Die Briten sind vollkommen aus dem Häuschen und auch wir freuen uns. Das ist doch deutlich besser, als vorher! Es ist nur eine Frage der Zeit, denn die Lichter flammen auf, verschwinden wieder, um dann wenige Minuten später wieder mit voller Wucht zurückzukommen. Und dann ging es los. Es wurde heller und heller.
Dann da! An einer anderen Stelle fing es auch an!
Es ging ganz schnell, dann leutete alles über und um uns herum in einem wunderbar satten grün. Wir konnten sogar das seltene Purpur sehen, was sich wie ein Band darumlegte.

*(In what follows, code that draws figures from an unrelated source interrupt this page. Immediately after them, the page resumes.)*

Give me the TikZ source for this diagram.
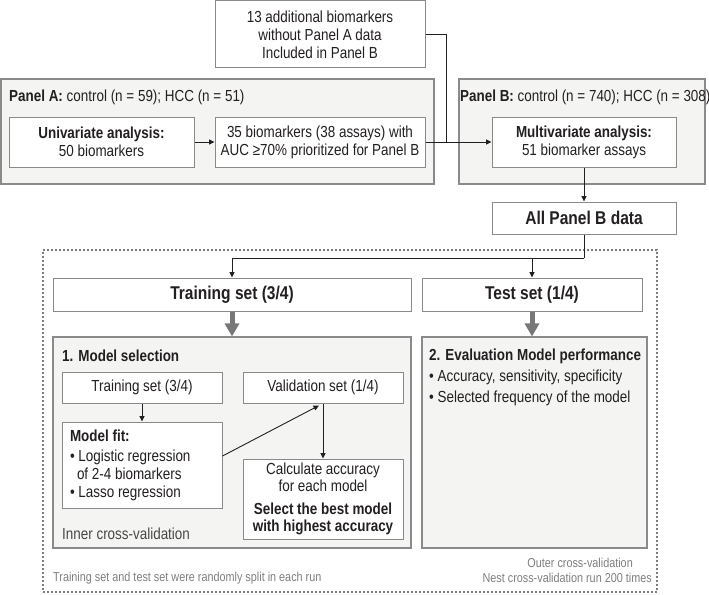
\documentclass[tikz,border=0pt]{standalone}
\usepackage{fontspec}
\setmainfont{Liberation Sans}[FakeStretch=0.84]
\usetikzlibrary{arrows.meta,calc}
\definecolor{bordergray}{HTML}{8A8A8A}
\definecolor{panelfill}{HTML}{F4F5F3}
\definecolor{txt}{HTML}{231F20}
\definecolor{foot}{HTML}{7F7F7F}
\definecolor{innertxt}{HTML}{474747}
\definecolor{bigarrow}{HTML}{777777}
\definecolor{linecol}{HTML}{231F20}
\tikzset{
  panel/.style={draw=bordergray, fill=panelfill, line width=1.1pt, inner sep=0pt},
  wbox/.style={draw=bordergray, fill=white, line width=1pt, inner sep=0pt, align=center, text=txt,
    font=\fontsize{16}{18}\selectfont},
  lbl/.style={inner sep=0pt, text=txt, font=\fontsize{16}{18}\selectfont, align=left},
  bigtxt/.style={font=\fontsize{18.5}{20}\selectfont\bfseries},
  footnote/.style={inner sep=0pt, text=foot, font=\fontsize{12.9}{15}\selectfont},
  conn/.style={draw=linecol, line width=0.9pt, -{Triangle[length=5.5pt,width=5pt]}},
  plain/.style={draw=linecol, line width=0.9pt},
  fat/.style={draw=bigarrow, line width=5pt, -{Triangle[length=13pt,width=14pt]}},
}
\begin{document}
\begin{tikzpicture}[x=1pt,y=-1pt]
\useasboundingbox[fill=white] (0,0) rectangle (709,594);

% outer dashed frame
\node[draw=bordergray!90!black, line width=1.2pt, dash pattern=on 2pt off 2pt, minimum width=614pt, minimum height=342pt, inner sep=0pt] (outer) at (350,421) {};

% top box
\node[wbox, minimum width=210pt, minimum height=67pt] (top) at (320,34.5)
  {13 additional biomarkers\\without Panel A data\\Included in Panel B};

% Panel A
\node[panel, minimum width=433pt, minimum height=105pt] (panelA) at (217.5,131.5) {};
\node[lbl, anchor=west] (labA) at (9,97) {\textbf{Panel A:} control (n = 59); HCC (n = 51)};
\node[wbox, minimum width=185pt, minimum height=50pt] (univ) at (101.5,142)
  {\textbf{Univariate analysis:}\\50 biomarkers};
\node[wbox, minimum width=210pt, minimum height=50pt] (n35) at (320,142)
  {35 biomarkers (38 assays) with\\AUC ≥70\% prioritized for Panel B};

% Panel B
\node[panel, minimum width=246pt, minimum height=105pt] (panelB) at (582,131.5) {};
\node[lbl, anchor=west] (labB) at (460,97) {\textbf{Panel B:} control (n = 740); HCC (n = 308)};
\node[wbox, minimum width=184pt, minimum height=50pt] (multi) at (584,142)
  {\textbf{Multivariate analysis:}\\51 biomarker assays};

\node[wbox, bigtxt, minimum width=184pt, minimum height=32pt] (all) at (584,218) {All Panel B data};

% training / test
\node[wbox, bigtxt, minimum width=358pt, minimum height=33pt] (train) at (232,294.5) {Training set (3/4)};
\node[wbox, bigtxt, minimum width=220pt, minimum height=33pt] (test) at (532,294.5) {Test set (1/4)};

\node[panel, minimum width=358pt, minimum height=211pt] (msel) at (232,442.5) {};
\node[panel, minimum width=225pt, minimum height=211pt] (eval) at (534.5,442.5) {};

\node[lbl, anchor=west, font=\fontsize{16}{18}\selectfont\bfseries] (mselt) at (62,356) {1. Model selection};
\node[lbl, anchor=west, font=\fontsize{16}{18}\selectfont\bfseries] (evalt) at (429,356) {2. Evaluation Model performance};
\node[lbl, anchor=west] (evb1) at (429,377) {• Accuracy, sensitivity, specificity};
\node[lbl, anchor=west] (evb2) at (429,398) {• Selected frequency of the model};

\node[wbox, minimum width=160pt, minimum height=31pt] (itrain) at (142,387.5) {Training set (3/4)};
\node[wbox, minimum width=160pt, minimum height=31pt] (val) at (323,387.5) {Validation set (1/4)};
\node[wbox, minimum width=160pt, minimum height=86pt, align=flush left, text width=160pt] (mfit) at (142,465)
  {\hspace*{8pt}\textbf{Model fit:}\\[2pt]
   \hspace*{8pt}• Logistic regression\\
   \hspace*{15pt}of 2-4 biomarkers\\
   \hspace*{8pt}• Lasso regression};
\node[wbox, minimum width=160pt, minimum height=80pt, font=\fontsize{16}{17}\selectfont] (calc) at (323,499)
  {Calculate accuracy\\for each model\\[6pt]\textbf{Select the best model}\\\textbf{with highest accuracy}};
\node[lbl, anchor=west, text=innertxt] (inner) at (62,534) {Inner cross-validation};

% footnotes
\node[footnote, anchor=east] (outerf) at (633,563) {Outer cross-validation};
\node[footnote, anchor=east] (nest) at (652,578) {Nest cross-validation run 200 times};
\node[footnote, anchor=west] (split) at (53,578) {Training set and test set were randomly split in each run};

% connectors
\draw[conn] (univ.east) -- (n35.west);
\coordinate (jn) at (446,142);
\draw[plain] (top.east) -| (jn);
\draw[conn] (n35.east) -- (multi.west);
\draw[conn] (multi.south) -- (all.north);
\coordinate (sp) at (584,258);
\draw[plain] (all.south) -- (sp);
\draw[conn] (sp) -| (train.north);
\draw[conn] (sp -| test.north) -- (test.north);
\draw[fat] (train.south) -- (msel.north);
\draw[fat] (test.south) -- (test.south |- eval.north);
\draw[conn] (itrain.south) -- (mfit.north);
\draw[conn] ([yshift=9pt]mfit.east) -- ([xshift=-4pt,yshift=-2pt]val.south);
\draw[conn] (val.south) -- (calc.north);
\end{tikzpicture}
\end{document}
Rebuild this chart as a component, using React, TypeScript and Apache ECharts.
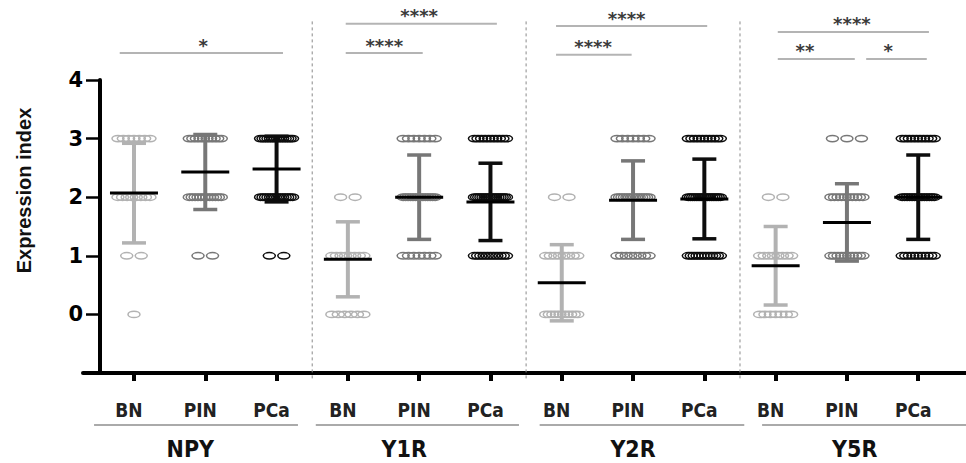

Wie aus dem Nichts bildete sich eine große Wolke, die immer größer wurde und dann in sich zerbrach - und die Form eines Herzens annahm. Wunderschön!
Zu den grünen Flächen kamen dann plötzlich Linien, die sich wie ein großes Band einmal quer über den Himmel spannten. Die Lichter tanzten hin und her, man konnte es leider gar nicht richtig festhalten.
Dann zerprang das Band, es wurde wieder zu einer schimmernden grünen Fläche.
Es war so wundervoll. Ich entschied mich, meine Kamera auszuschalten und diese Szene einfach nur zu genießen. Unser Guide hat noch ein Foto gemacht, ziemlich clever; wir stellten uns vor dieses Naturschauspiel, er fokussierte auf uns und leuchtete während der Belichtung nur einmal kurz mit der Taschenlampe auf uns, dann nahm er das Licht weg. Die Kamera belichtete 30 Sekunden und heraus kam dieses wunderbare Familienportrait!
Auch ein Foto von uns beim Fotografieren war im Ordner mit seinen "Portraits", den wir zugeschickt bekommen haben.
Zu diesem Spektakel haben wir noch eine professionelle Tütenmahlzeit, die man mit Wasser, das durch einen Gasbrenner aufgekocht wurde, füllt. Etwas stehenlassen, umrühren, fertig. Ich hatte Gemüserisotto und es hat sogar echt gut geschmeckt! Danach gab es noch einen warmen Kakao und es war wirklich der beste Kakao, den ich jemals hatte, das machte aber bestimmt die Sicht. Auch jetzt kommt immer noch diese spezielle Stimmung auf, wenn ich einen Kakao trinke - schöne Verbindung :) Um halb drei Uhr in der Nacht entschieden wir dann, uns auf den Rückweg zu machen. Ein bisschen traurig setzten wir uns wieder ins Auto und obwohl meine Haare zu einem dicken Klotz gefroren und ich meine Füße nicht mehr spüren konnte (hätte ich doch besser die warmen Schuhe aus dem Basement genommen, minus 17°C ist schon eine heftige Temperatur!), hätte ich noch stehen bleiben können, bis die Sonne wieder aufgeht. Als wir dann im Hotel ankamen und ich mich fertig gemacht hatte, war es schon fünf Uhr morgens... natürlich habe ich auch prompt verschlafen, aber wir hatten zum Glück noch einen Zeitpuffer ;) Auf dem Rückflug habe ich komplett geschlafen und geträumt... von diesen wunderbaren Lichtern.
Ich hoffe, euch hat die Norwegenreihe interessiert und gefallen!